◆ Records provided:
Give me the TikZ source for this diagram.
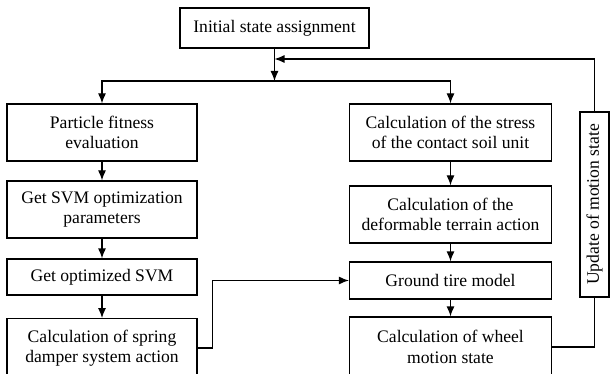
\documentclass[tikz,border=0pt]{standalone}
\usepackage{fontspec}
\setmainfont{Liberation Serif}
\usepackage{tikz}
\usetikzlibrary{arrows.meta}
\tikzset{blk/.style={draw, line width=0.9pt, align=center, inner sep=1pt}}

\begin{document}
\begin{tikzpicture}[x=0.75pt, y=-0.75pt, line width=0.9pt,
    font=\fontsize{13.2}{15.2}\selectfont, >={Latex[length=7.5pt,width=6pt]}]
  \useasboundingbox (0,0) rectangle (610,374);
  % Nodes
  \node[blk, minimum width=141.75pt, minimum height=30pt] (init) at (274.5,28)
    {Initial state assignment};

  \node[blk, minimum width=142.5pt, minimum height=42.75pt] (fit) at (102,132.5)
    {Particle fitness\\evaluation};
  \node[blk, minimum width=142.5pt, minimum height=42.75pt] (svmpar) at (102,209.5)
    {Get SVM optimization\\parameters};
  \node[blk, minimum width=142.5pt, minimum height=27pt] (svmopt) at (102,277)
    {Get optimized SVM};
  \node[blk, minimum width=142.5pt, minimum height=44pt] (spring) at (102,348)
    {Calculation of spring\\damper system action};

  \node[blk, minimum width=151.5pt, minimum height=42.75pt] (stress) at (450.5,132.5)
    {Calculation of the stress\\of the contact soil unit};
  \node[blk, minimum width=151.5pt, minimum height=42.75pt] (terrain) at (450.5,214.5)
    {Calculation of the\\deformable terrain action};
  \node[blk, minimum width=151.5pt, minimum height=27.75pt] (tire) at (450.5,280.5)
    {Ground tire model};
  \node[blk, minimum width=151.5pt, minimum height=45pt] (wheel) at (450.5,347)
    {Calculation of wheel\\motion state};

  \node[blk, rotate=90, minimum width=138.75pt, minimum height=21.75pt] (update) at (594.5,204.5)
    {Update of motion state};

  \coordinate (split) at (274.5,81);
  \coordinate (merge) at (274.5,59);

  % Main flow
  \draw[->] (init) -- (split);
  \draw[->] (split) -| (fit);
  \draw[->] (split) -| (stress);
  \draw[->] (fit) -- (svmpar);
  \draw[->] (svmpar) -- (svmopt);
  \draw[->] (svmopt) -- (spring);
  \draw[->] (stress) -- (terrain);
  \draw[->] (terrain) -- (tire);
  \draw[->] (tire) -- (wheel);

  % Coupling and feedback
  \draw[->] (spring.east) -- ++(15,0) |- (tire.west);
  \draw (wheel.east) -| (update.west);
  \draw[->] (update.east) |- (merge);
\end{tikzpicture}
\end{document}
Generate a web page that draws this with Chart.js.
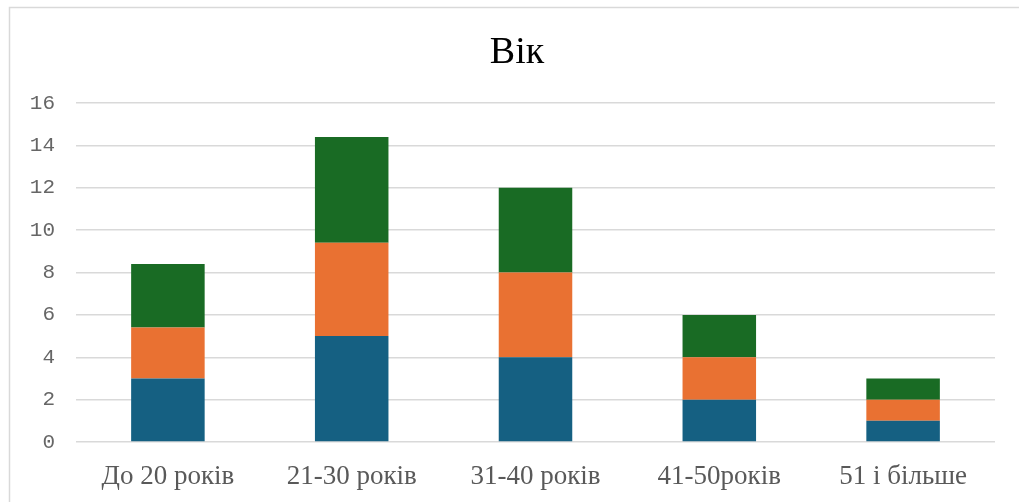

◆ Given task: Gather up every line from the listing above in which the word "this" occurs.

◆ Solution to the exercise:
Give me the TikZ source for this diagram.
Generate a web page that draws this with Chart.js.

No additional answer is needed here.